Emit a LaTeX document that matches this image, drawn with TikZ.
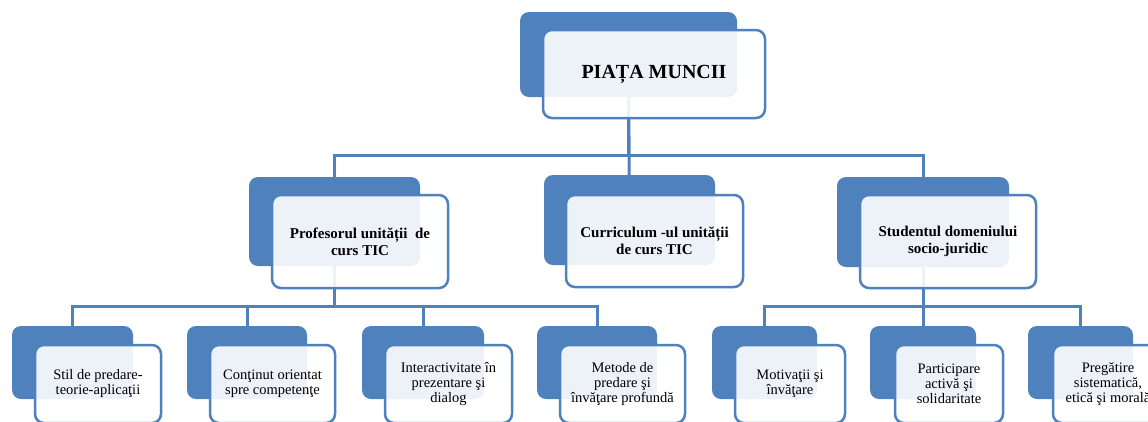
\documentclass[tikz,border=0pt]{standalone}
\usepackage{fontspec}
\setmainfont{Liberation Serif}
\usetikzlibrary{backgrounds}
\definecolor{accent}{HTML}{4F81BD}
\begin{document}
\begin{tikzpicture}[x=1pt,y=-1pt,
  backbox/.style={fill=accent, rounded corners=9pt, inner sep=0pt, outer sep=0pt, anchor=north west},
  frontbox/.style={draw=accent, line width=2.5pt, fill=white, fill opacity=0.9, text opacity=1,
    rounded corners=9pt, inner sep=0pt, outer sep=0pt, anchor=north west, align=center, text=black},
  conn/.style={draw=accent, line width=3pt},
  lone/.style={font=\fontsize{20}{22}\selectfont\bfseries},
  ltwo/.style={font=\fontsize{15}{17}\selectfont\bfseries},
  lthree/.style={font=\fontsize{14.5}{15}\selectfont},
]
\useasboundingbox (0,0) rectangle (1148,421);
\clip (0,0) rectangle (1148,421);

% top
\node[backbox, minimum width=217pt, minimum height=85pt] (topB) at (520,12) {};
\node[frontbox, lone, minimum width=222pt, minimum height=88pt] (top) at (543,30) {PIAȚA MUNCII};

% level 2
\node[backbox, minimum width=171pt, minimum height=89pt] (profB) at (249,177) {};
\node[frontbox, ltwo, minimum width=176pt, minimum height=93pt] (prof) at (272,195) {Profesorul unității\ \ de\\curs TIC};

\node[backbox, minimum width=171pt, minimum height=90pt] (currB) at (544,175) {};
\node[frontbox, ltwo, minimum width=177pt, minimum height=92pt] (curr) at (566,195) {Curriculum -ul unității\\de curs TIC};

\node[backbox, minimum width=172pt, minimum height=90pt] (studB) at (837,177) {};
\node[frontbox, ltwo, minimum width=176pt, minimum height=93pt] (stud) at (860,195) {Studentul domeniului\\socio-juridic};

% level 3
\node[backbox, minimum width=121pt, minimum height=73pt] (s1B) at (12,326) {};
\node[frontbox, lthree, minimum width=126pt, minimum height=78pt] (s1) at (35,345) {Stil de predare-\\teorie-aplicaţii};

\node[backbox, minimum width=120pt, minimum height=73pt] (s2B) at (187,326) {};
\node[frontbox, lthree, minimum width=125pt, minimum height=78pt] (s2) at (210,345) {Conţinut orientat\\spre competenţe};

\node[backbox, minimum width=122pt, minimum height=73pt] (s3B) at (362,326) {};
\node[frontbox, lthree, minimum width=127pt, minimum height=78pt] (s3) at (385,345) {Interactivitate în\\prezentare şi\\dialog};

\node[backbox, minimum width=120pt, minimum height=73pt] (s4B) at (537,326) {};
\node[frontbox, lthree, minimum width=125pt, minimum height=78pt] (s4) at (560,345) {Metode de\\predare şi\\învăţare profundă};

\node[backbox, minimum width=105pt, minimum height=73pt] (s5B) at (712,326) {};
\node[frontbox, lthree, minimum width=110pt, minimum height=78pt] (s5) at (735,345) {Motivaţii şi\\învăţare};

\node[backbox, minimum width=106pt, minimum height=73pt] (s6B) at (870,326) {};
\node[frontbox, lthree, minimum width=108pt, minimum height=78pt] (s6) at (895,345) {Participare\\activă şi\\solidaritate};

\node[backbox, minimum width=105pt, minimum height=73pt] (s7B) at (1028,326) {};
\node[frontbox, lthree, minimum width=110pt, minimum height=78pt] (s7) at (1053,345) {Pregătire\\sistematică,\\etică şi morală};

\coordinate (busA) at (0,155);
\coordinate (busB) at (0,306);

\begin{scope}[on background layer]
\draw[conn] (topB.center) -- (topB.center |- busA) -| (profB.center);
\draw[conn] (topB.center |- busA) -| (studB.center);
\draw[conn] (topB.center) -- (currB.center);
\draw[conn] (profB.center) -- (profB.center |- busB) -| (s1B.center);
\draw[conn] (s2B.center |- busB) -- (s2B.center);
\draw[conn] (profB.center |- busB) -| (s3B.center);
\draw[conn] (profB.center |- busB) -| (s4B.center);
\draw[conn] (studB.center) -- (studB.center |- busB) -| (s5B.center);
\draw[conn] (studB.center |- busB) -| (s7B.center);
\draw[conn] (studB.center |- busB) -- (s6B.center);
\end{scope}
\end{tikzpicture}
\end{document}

...

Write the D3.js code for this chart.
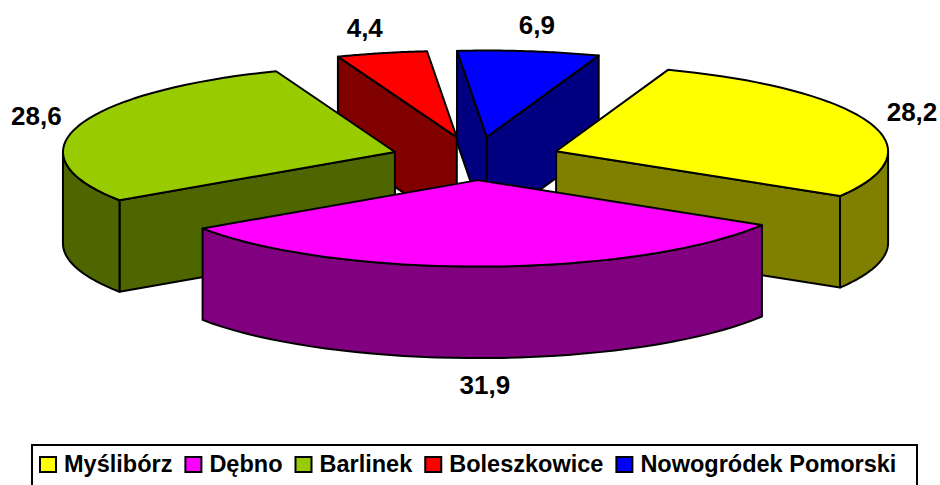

» **Exercise**
Find the lines containing "this" and list every one of them.

» **Output below**
Emit a LaTeX document that matches this image, drawn with TikZ.
Write the D3.js code for this chart.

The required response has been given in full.